What this task involves: Find the line with "Output the LaTeX" and the line with "(0,0) rectangle (327.5pt,451pt);", then repeat both of them and every line in between exactly. Omit the pictures.

^^^^

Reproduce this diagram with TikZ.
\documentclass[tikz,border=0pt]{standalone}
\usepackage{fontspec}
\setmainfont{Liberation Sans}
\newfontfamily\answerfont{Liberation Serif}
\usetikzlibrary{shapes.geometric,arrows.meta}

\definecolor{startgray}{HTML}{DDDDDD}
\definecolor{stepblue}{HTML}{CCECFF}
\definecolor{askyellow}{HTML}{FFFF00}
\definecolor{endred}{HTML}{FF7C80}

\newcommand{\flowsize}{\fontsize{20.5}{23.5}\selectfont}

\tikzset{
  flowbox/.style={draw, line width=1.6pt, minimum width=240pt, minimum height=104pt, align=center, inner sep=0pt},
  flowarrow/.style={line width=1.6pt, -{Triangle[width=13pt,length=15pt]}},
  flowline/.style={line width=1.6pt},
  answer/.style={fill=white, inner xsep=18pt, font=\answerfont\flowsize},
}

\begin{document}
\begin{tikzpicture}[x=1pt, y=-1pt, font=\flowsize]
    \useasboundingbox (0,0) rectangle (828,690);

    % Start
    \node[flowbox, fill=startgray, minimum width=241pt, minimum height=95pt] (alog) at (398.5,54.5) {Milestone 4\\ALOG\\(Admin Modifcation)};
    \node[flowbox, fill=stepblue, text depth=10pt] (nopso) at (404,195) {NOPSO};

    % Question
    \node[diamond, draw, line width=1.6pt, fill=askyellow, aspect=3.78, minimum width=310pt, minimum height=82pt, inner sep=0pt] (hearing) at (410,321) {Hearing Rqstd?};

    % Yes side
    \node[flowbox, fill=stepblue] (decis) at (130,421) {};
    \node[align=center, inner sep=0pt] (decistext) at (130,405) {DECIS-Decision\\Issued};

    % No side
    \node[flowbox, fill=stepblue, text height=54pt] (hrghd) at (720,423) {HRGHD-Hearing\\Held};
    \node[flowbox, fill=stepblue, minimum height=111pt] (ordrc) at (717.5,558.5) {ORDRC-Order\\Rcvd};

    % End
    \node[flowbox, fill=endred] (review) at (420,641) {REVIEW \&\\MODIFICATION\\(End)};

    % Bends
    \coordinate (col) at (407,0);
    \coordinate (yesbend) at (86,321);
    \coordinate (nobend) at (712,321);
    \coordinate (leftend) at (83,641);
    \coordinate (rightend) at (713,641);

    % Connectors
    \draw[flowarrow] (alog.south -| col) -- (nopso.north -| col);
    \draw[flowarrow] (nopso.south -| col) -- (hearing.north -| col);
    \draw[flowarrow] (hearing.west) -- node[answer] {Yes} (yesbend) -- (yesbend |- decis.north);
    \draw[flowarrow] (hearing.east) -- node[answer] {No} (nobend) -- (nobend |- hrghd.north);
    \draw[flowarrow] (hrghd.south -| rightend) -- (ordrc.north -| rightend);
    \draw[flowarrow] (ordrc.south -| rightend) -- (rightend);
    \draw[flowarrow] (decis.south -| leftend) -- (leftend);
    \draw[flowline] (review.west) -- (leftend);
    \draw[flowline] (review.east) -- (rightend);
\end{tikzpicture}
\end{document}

^^^^

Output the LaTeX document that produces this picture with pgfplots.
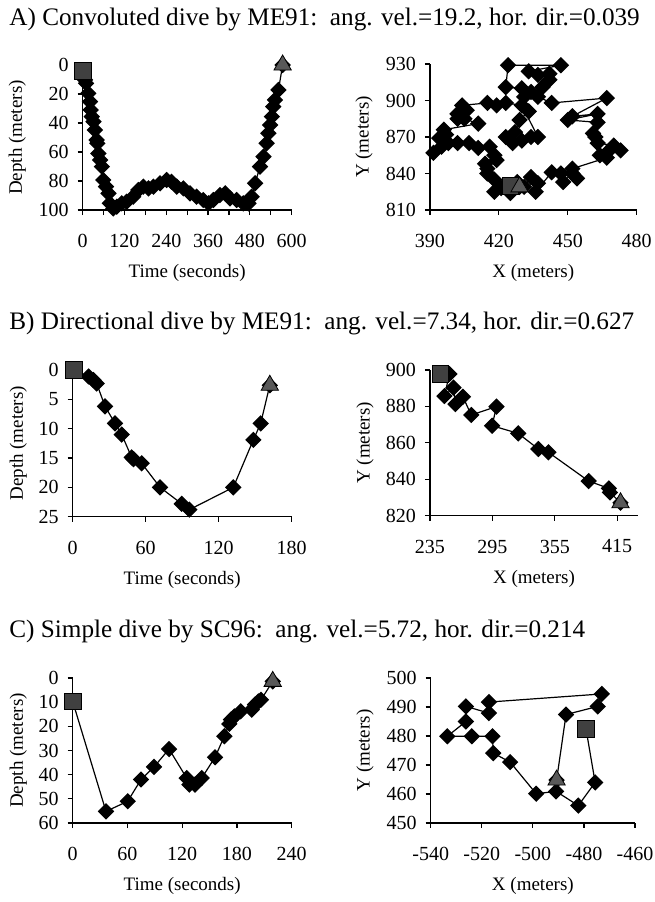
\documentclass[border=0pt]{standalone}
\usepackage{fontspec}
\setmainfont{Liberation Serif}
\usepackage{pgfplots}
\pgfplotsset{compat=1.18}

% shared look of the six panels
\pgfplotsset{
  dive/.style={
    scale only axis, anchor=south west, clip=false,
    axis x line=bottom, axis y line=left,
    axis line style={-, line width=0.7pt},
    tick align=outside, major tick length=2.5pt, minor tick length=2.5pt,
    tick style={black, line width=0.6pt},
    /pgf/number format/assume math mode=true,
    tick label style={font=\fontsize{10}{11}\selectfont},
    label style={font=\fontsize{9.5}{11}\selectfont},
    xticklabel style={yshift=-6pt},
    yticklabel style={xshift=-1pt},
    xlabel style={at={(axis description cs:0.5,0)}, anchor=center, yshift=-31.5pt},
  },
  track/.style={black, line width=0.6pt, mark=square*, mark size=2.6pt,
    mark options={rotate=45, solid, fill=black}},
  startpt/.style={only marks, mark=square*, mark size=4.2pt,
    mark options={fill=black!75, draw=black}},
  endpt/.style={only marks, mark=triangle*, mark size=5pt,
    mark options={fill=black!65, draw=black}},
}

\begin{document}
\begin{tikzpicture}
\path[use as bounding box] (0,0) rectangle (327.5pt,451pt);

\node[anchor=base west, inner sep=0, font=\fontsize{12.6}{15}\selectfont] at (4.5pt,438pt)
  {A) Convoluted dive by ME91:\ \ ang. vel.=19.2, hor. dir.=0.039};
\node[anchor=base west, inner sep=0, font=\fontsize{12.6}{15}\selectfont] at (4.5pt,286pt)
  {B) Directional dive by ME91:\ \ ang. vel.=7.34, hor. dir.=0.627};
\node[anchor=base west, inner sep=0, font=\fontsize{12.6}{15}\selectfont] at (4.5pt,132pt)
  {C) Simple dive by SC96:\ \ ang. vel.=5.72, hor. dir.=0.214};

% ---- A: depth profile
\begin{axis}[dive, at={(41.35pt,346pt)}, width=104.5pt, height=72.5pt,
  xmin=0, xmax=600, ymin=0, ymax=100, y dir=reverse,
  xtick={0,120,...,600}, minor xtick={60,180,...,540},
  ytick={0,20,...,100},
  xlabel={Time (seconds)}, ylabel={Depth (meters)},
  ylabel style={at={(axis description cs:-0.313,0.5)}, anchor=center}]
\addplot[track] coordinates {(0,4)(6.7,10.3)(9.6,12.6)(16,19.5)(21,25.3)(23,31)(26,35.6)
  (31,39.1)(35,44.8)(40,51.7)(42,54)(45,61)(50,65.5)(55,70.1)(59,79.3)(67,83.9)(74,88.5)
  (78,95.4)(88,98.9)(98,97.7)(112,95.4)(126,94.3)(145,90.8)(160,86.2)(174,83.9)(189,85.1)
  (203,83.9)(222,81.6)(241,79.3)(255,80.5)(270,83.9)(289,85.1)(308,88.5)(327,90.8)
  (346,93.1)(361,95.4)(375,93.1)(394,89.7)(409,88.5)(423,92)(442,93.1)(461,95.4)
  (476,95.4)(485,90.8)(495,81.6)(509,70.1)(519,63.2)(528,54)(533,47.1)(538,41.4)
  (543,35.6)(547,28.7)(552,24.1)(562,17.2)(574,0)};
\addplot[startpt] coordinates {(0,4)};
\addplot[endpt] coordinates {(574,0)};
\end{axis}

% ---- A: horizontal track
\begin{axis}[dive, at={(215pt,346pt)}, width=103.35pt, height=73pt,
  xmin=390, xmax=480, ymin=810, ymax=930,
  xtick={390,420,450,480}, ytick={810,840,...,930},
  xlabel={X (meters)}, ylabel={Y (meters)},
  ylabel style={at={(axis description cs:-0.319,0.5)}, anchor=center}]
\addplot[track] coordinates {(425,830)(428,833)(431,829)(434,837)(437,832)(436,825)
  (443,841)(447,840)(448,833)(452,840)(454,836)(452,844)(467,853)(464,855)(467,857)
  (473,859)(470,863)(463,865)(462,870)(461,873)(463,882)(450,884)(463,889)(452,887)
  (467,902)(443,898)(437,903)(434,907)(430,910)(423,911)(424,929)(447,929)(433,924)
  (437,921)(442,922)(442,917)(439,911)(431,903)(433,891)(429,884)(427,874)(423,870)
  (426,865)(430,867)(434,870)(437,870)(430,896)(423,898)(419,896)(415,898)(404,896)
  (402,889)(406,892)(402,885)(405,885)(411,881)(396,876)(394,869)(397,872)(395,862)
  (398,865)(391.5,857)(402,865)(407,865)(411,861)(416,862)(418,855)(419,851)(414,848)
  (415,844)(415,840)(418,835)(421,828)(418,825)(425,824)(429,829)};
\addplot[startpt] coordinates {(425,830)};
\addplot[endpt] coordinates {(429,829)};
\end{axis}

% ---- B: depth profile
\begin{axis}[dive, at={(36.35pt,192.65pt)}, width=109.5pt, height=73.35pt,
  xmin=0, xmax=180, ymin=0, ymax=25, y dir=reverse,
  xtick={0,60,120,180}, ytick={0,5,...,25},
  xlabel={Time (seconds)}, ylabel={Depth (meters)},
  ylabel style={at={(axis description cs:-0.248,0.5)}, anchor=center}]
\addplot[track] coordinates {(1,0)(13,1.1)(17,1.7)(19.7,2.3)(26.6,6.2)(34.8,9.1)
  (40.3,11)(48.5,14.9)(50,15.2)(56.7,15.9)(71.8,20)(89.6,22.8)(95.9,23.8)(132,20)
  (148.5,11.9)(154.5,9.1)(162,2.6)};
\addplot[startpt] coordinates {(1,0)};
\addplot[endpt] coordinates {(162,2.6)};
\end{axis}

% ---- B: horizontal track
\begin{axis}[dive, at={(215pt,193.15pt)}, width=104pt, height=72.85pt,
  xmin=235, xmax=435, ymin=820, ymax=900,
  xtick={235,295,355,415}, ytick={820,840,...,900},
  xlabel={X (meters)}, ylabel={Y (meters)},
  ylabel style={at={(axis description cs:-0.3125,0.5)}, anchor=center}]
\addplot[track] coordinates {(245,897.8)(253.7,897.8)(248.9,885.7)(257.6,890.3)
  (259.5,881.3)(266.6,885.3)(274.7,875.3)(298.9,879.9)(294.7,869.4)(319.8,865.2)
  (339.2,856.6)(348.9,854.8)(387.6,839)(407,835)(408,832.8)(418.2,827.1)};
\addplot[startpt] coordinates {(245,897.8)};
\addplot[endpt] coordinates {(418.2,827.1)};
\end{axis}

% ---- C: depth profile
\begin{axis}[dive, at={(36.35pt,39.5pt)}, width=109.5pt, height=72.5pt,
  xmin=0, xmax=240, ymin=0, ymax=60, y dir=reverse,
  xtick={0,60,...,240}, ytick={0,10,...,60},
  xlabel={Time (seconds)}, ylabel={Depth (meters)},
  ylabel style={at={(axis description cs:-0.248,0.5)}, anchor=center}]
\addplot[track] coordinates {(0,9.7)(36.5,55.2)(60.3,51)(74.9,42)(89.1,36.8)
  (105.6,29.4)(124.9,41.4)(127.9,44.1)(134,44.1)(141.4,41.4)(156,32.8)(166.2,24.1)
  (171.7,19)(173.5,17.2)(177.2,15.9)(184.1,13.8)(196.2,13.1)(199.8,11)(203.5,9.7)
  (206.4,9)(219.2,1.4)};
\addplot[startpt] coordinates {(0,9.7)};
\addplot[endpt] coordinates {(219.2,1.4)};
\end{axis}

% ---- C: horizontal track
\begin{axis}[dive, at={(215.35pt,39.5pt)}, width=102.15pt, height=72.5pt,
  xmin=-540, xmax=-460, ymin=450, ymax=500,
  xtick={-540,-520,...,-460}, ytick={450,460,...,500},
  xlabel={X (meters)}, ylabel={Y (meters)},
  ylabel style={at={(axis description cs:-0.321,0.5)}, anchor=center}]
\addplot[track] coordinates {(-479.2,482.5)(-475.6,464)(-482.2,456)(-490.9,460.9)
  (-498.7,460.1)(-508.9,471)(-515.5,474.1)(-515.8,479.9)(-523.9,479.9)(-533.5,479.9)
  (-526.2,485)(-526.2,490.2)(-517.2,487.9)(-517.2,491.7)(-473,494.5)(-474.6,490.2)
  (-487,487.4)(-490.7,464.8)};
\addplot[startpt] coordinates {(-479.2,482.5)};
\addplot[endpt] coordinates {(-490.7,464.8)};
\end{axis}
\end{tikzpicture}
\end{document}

^^^^

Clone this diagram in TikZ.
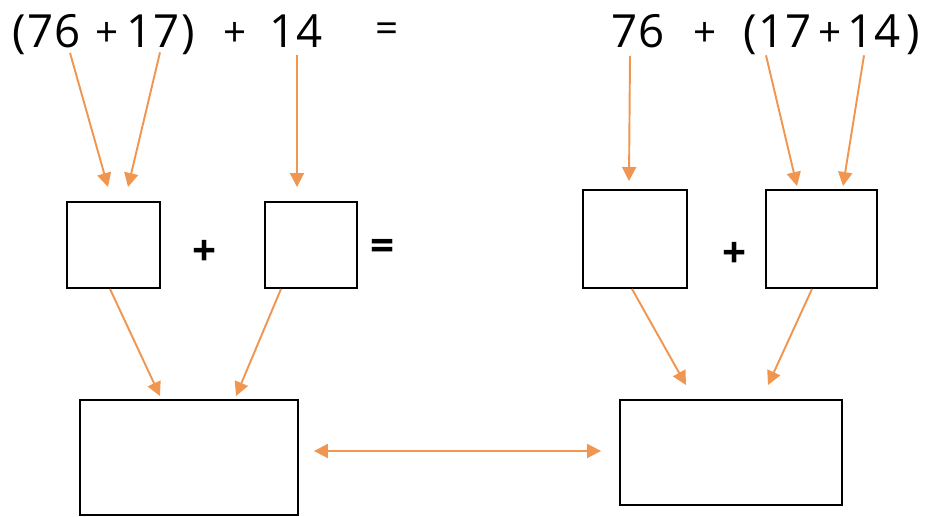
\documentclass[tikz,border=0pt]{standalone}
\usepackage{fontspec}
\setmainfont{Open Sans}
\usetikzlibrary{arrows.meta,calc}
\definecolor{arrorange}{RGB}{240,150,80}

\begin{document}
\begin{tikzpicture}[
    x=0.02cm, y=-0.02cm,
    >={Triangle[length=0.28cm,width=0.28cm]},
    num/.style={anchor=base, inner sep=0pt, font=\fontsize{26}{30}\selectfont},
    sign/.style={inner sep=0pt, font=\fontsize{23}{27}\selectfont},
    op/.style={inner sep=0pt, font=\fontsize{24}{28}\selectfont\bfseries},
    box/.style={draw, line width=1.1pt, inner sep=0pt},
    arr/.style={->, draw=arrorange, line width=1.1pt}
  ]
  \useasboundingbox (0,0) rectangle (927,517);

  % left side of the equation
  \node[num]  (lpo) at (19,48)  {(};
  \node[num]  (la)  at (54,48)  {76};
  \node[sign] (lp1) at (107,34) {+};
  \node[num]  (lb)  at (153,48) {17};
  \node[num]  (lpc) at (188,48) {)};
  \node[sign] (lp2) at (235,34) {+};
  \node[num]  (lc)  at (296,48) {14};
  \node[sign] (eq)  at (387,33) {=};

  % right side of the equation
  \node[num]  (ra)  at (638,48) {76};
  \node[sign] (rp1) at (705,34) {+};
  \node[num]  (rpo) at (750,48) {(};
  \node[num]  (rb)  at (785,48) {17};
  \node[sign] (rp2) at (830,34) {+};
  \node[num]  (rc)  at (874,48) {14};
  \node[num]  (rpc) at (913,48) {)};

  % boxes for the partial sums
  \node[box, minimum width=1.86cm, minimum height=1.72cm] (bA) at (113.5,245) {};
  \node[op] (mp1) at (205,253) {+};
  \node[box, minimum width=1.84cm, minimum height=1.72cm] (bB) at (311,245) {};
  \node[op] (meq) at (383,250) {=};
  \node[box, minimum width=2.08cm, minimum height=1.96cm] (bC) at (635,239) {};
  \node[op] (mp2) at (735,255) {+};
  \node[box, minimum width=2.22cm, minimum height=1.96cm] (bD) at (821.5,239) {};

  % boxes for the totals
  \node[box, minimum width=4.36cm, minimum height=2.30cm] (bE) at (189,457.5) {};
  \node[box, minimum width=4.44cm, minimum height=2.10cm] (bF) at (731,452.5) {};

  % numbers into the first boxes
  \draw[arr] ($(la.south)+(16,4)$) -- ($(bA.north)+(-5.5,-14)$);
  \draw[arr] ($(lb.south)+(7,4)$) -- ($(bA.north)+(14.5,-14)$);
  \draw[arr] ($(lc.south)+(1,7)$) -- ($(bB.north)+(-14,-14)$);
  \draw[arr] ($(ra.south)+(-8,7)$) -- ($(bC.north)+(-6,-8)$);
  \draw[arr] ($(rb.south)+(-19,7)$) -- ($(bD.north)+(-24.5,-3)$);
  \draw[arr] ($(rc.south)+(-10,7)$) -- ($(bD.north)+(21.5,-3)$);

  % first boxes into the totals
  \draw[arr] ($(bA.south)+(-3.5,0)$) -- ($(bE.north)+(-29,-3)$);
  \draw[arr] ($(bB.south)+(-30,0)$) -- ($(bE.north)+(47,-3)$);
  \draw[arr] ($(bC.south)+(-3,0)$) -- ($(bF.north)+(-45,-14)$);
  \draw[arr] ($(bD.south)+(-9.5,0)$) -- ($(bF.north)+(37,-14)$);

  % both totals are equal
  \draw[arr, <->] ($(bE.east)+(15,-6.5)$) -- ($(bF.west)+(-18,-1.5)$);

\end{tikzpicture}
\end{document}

^^^^

Response:
Output the LaTeX document that produces this picture with pgfplots.
\documentclass[border=0pt]{standalone}
\usepackage{fontspec}
\setmainfont{Liberation Serif}
\usepackage{pgfplots}
\pgfplotsset{compat=1.18}

% shared look of the six panels
\pgfplotsset{
  dive/.style={
    scale only axis, anchor=south west, clip=false,
    axis x line=bottom, axis y line=left,
    axis line style={-, line width=0.7pt},
    tick align=outside, major tick length=2.5pt, minor tick length=2.5pt,
    tick style={black, line width=0.6pt},
    /pgf/number format/assume math mode=true,
    tick label style={font=\fontsize{10}{11}\selectfont},
    label style={font=\fontsize{9.5}{11}\selectfont},
    xticklabel style={yshift=-6pt},
    yticklabel style={xshift=-1pt},
    xlabel style={at={(axis description cs:0.5,0)}, anchor=center, yshift=-31.5pt},
  },
  track/.style={black, line width=0.6pt, mark=square*, mark size=2.6pt,
    mark options={rotate=45, solid, fill=black}},
  startpt/.style={only marks, mark=square*, mark size=4.2pt,
    mark options={fill=black!75, draw=black}},
  endpt/.style={only marks, mark=triangle*, mark size=5pt,
    mark options={fill=black!65, draw=black}},
}

\begin{document}
\begin{tikzpicture}
\path[use as bounding box] (0,0) rectangle (327.5pt,451pt);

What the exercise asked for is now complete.